The Obama administration recently announced a $200 million research initiative in what's known as big data computing - the science of analyzing digital data from a burgeoning diversity of sources to reveal scientific discoveries, educational strategies, profit-making potential or to make sociological predictions. The Graduate School of Library and Information Science at the University of Illinois has made a specialty of curating big data since 2006. Carole Palmer, who directs the library school's Center for Informatics Research in Science and Scholarship (CIRSS), discussed big data and the Obama initiative in a recent interview with News Bureau news editor Dusty Rhodes.
How big do data have to be to qualify as big data?
I don't really weigh in on the numbers. It's about what you can do with the data - the power of data aggregated from many different investigators across different fields. I look for more high-impact data than just big data.
Give me an example or two of big discoveries made by mining big data.
There's a high profile example of a schoolteachers identifying a new galaxy, of the impacts of climate change, and all kinds of modeling and predicting. The idea is that as data becomes more public and accessed not just by the experts who produced it but by other researchers, the public, by citizens, we will have more of these discoveries.
Informatics and data curation are relatively new fields of scholarship. What is your cocktail-party description of your work?
Informatics is about strategies for using information in organizations, networks, cultures and societies. Our job is to make advances that help people get access to and work with information to solve problems and make new discoveries.
That's where data curation comes in. The definition of data curation that we promote is - the active and ongoing management of data through its life cycle of interest and usefulness to scholarship, science and education.
Data are very valuable assets - the raw materials of research - with tremendous potential for re-use in new and innovative ways. But digital data are high risk - extremely fragile and with few standards of good practice.
We study how to collect and add value to data, to promote sharing and integration across institutions and fields of research, looking at both technical and social problems in making data a collective, shared resource.
One of the data curation projects we're involved in is the The Data Conservancy. It is a large multi-institutional collaboration led by Johns Hopkins University.
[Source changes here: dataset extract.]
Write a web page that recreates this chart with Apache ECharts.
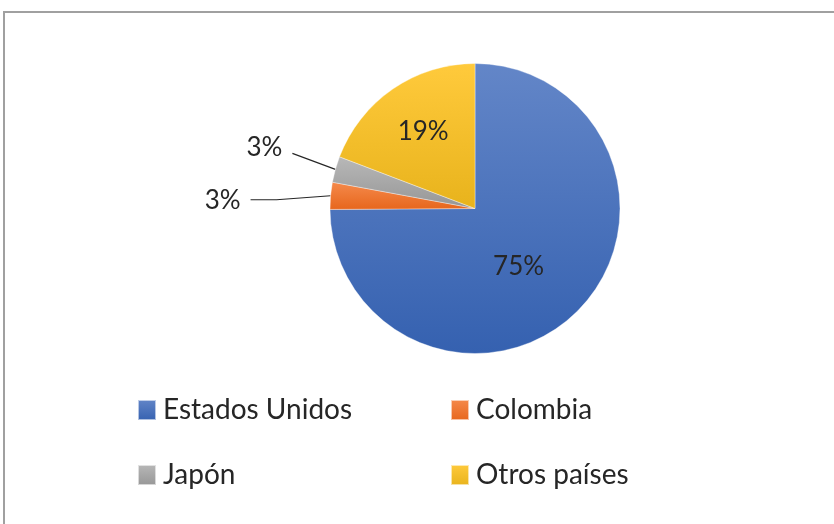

We are partners, contributing to research and education through our data-curation initiatives at CIRSS.
How has GSLIS helped pioneer this field?
As a result of research we were doing in 2002 on high impact information in neuroscience, we recognized the need for data professionals to work together with scientists on the information problems of collecting and organizing data, making it accessible and usable. We saw how our expertise could help scientists do less data management and focus more on solving scientific problems. We got grant funding to develop a specialization in data curation for the master's program - the first of its kind in the country.
We launched the data curation specialization in 2006 with a focus on the sciences and expanded it in 2008 to include the humanities. We now have more than 50 students a year in the Foundations of Data Curation course, with many completing the specialization. Placement is excellent - they are in high demand in the workforce.
We have built partnerships with the National Snow and Ice Data Center, the National Center for Atmospheric Research, and other science and humanities data centers that serve as internship sites and contribute to developing the curriculum to reflect the current and emerging state of practice.
Private businesses such as Google and Facebook have proved capable of analyzing vast amounts of data in creative ways. Why do we need the government to fund this type of work?
We talk about this as an ecosystem of data, with lots of roles for different stakeholders. Google and other kinds of private-sector operations are going to play a really important role, but how do we support our researchers in a particular discipline? What will help the typical scientist in a small lab?
Also, the private sector is not likely to invest in the long-term preservation of data. There are a lot of concerns about the resources being preserved and sustained.
Do you anticipate the U. of I. getting any part of these funds, and if so, for what type of project?
I'm talking to collaborators, and we're cooking up our projects. There's a lot of flurry around this but there really has been for years. Many of these activities are just ongoing. We have a systematic set of research and education initiatives that we've been working on since 2003, so we'll be trying to align that with this recent call.
Some people find the data revolution scary, because they think it smacks of Big Brother. What do you say to those people?
I'm not someone who buys into the worries so much as I see them as research opportunities, although we need to be aware of the ways that technology can be used that aren't beneficial to society. That's part of our job - to also make sure it goes the other way.
Do you ever miss the days when all knowledge, it seemed, could be contained in a card catalog plus Reader's Guide to Periodical Literature?
I think that was always misleading. Our Reader's Guide and the card catalog were always just snapshots that didn't represent the deep, long history of what was happening in the world. What you saw in the Reader's Guide was not an accurate representation of all the world's knowledge.